Mit einem dreiteiligen Beschluss in der kommenden Stadtratssitzung kann dies erreicht werden: Als erstes sollte der 2018 gefällte Stadtratsbeschluss, das Jugendamt abzugeben, aufgehoben werden, damit die unerträglichen Streitereien und Anfeindungen beendet sind. Als nächstes muss die Fortführung der Verhandlungen beschlossen werden mit dem Ziel, innerhalb der nächsten drei Monate die Situation zu analysieren, mit anderen Fällen zu vergleichen und in gemeinsamen, sachlichen Verhandlungen eine für beide Seiten faire und politisch verantwortbare Lösung zu erarbeiten – einen vernünftigen Kompromiss.

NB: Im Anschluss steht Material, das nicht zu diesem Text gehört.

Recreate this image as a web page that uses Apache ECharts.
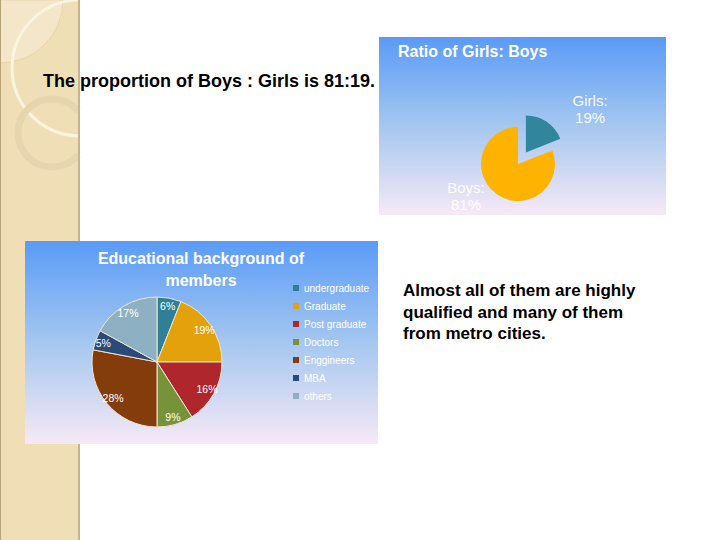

Ganz wichtig ist in dieser verfahrenen Situation eine wesentliche Einbeziehung von Stadtrats- und Kreistagsmitgliedern – ich verweise auf die sehr guten Erfahrungen mit der damaligen Fusions-AG. Die Abrechnungsprobleme der vergangenen Jahre zeigen deutlich, dass Optimierungsbedarf besteht, dass § 3 (2) des bisherigen Vertrages zwischen Kreis und Stadt endlich umgesetzt werden muss – schon parallel zu den Vertragsverhandlungen und ohne jegliches Tabu. Dort heißt es: „Mit der Zielsetzung einer optimalen Wirtschaftlichkeit vereinbaren die Vertragsparteien, die Kostenstruktur sowohl des städtischen als auch des kreiseigenen Jugendamtes jährlich gemeinsam auf den Prüfstand zu stellen.“

Aus dieser dritten Forderung ergeben sich sicherlich noch ungeahnte Einsparmöglichkeiten für beide Seiten. Die Freien Wähler hoffen, dass so eine tragfähige Lösung gefunden wird, die die Zustimmung einer deutlichen Mehrheit der Stadtratsmitglieder findet. Denn eine derart eminent wichtige Entscheidungsollte nicht mit einer knappen, vielleicht gar nur einstimmigen Mehrheit getroffen werden”.